Former Manchester United youth player, Danny Higginbotham, has spoken to the Manchester Evening News about how young footballers have changed for the worse since he was an apprentice at Old Trafford.
As a 21-year-old, the defender had to scrub the boots of Brain McClair and Roy Keane before he was given the chance to lace up his own for the Red Devils.
“Young players get too much, too soon now,” says Danny.
Before going on to play for Sunderland, Stoke City and Sheffield United amongst others, the United fan would grace the Maracana Stadium for his boyhood club in the FIFA Club World Cup, but 15 years later he says that today’s young players are in a completely different world:
“You see lads get to 18 and they are on big, big contracts and I am talking about players who have never played for the first team but at 18 are signing a four-year deal. Towards the end of my career young pros were coming up to me and asking what car do you drive, what watch have you got?
“I would never have gone to senior players and asked those kind of questions. When I was a kid at United I would sit and listen to the experienced pros. I was like a sponge gathering knowledge. It was nothing to do with money."
You only have to look at the situation with Raheem Sterling at Liverpool to see examples of what Higginbotham is talking about. The England winger is still only 20 years old, but is allegedly turning down offers of around £180,000 a week, according to the Daily Mail.

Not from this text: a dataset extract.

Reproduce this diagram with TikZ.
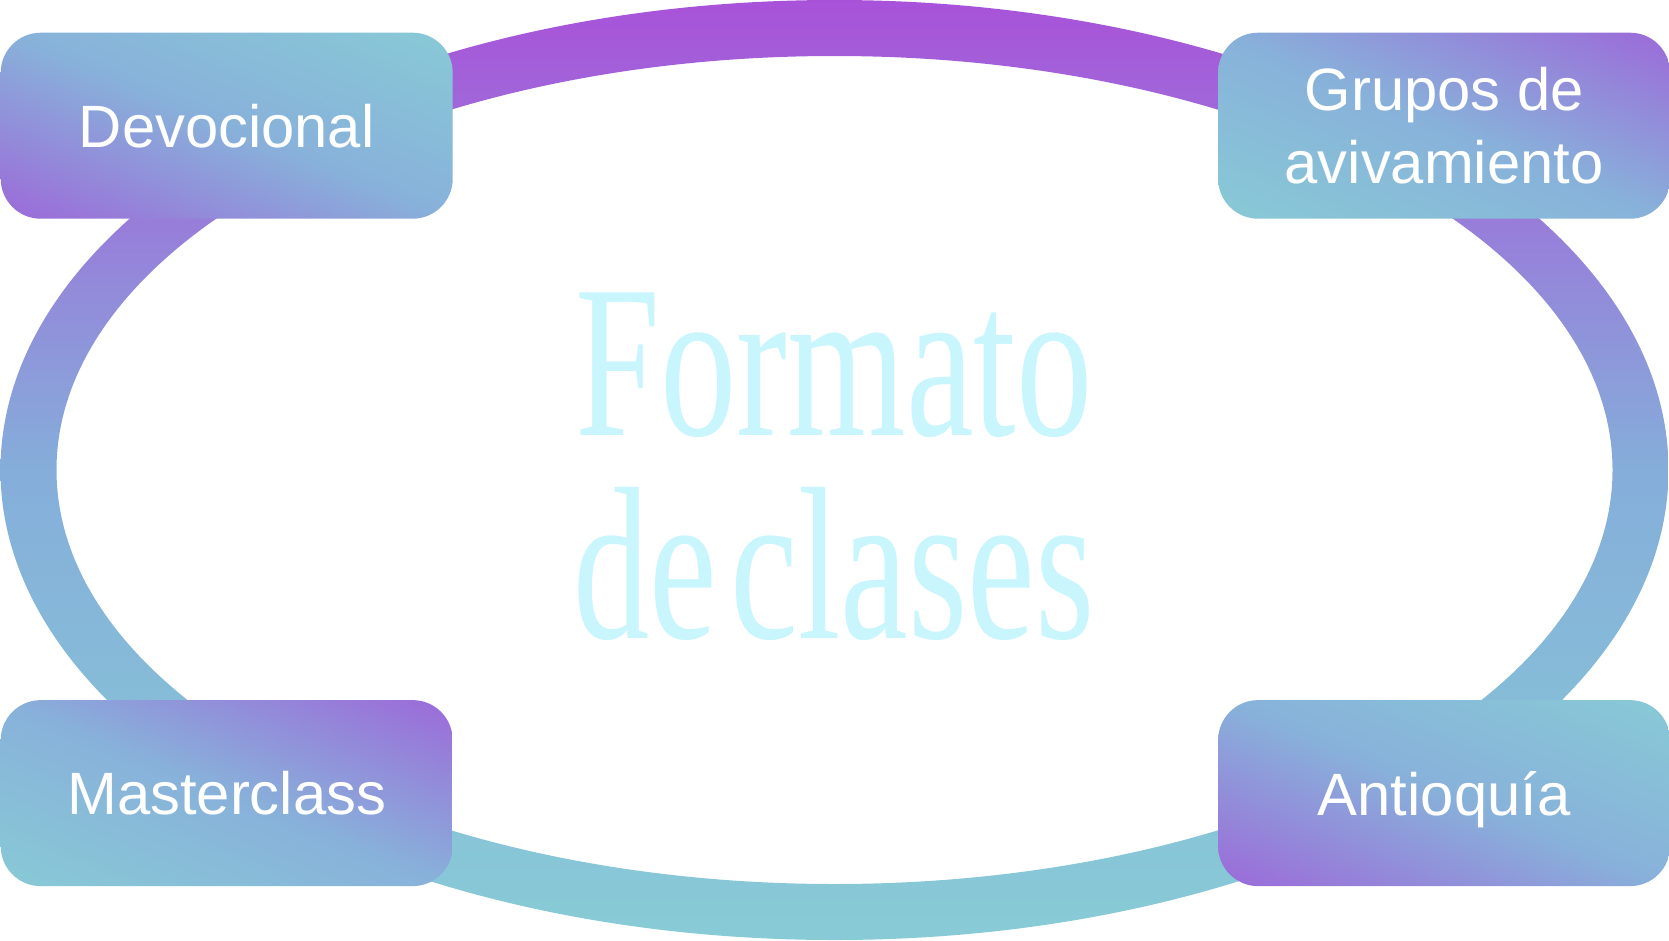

“I was told if you are successful then the rewards would come. Now you get rewards before success," Higginbotham explained.
“The Academy system has created a new animal. Lads at 18 are getting huge contracts and at 22, when they face having to go down to the Championship or lower leagues to rebuild their careers, they won’t sign for the money on offer. They are done with football.”
And Higginbotham has a point – what happens when Sterling does sign for Liverpool or somewhere else? After two or three years of his bumper contract, if he is not playing regularly, or is looking for a move, players expect the wages to go up and up and you end up at 25 years old, priced out of playing somewhere you would make an impact.
“It is a sad situation,” continues Danny. “It won’t be as easy for young players to come through at United in the future the way the system is in our football. But if they are good enough and have the right attitude then they will get chances.
“I wasn’t good enough. Sir Alex Ferguson didn’t sell players if they were good enough."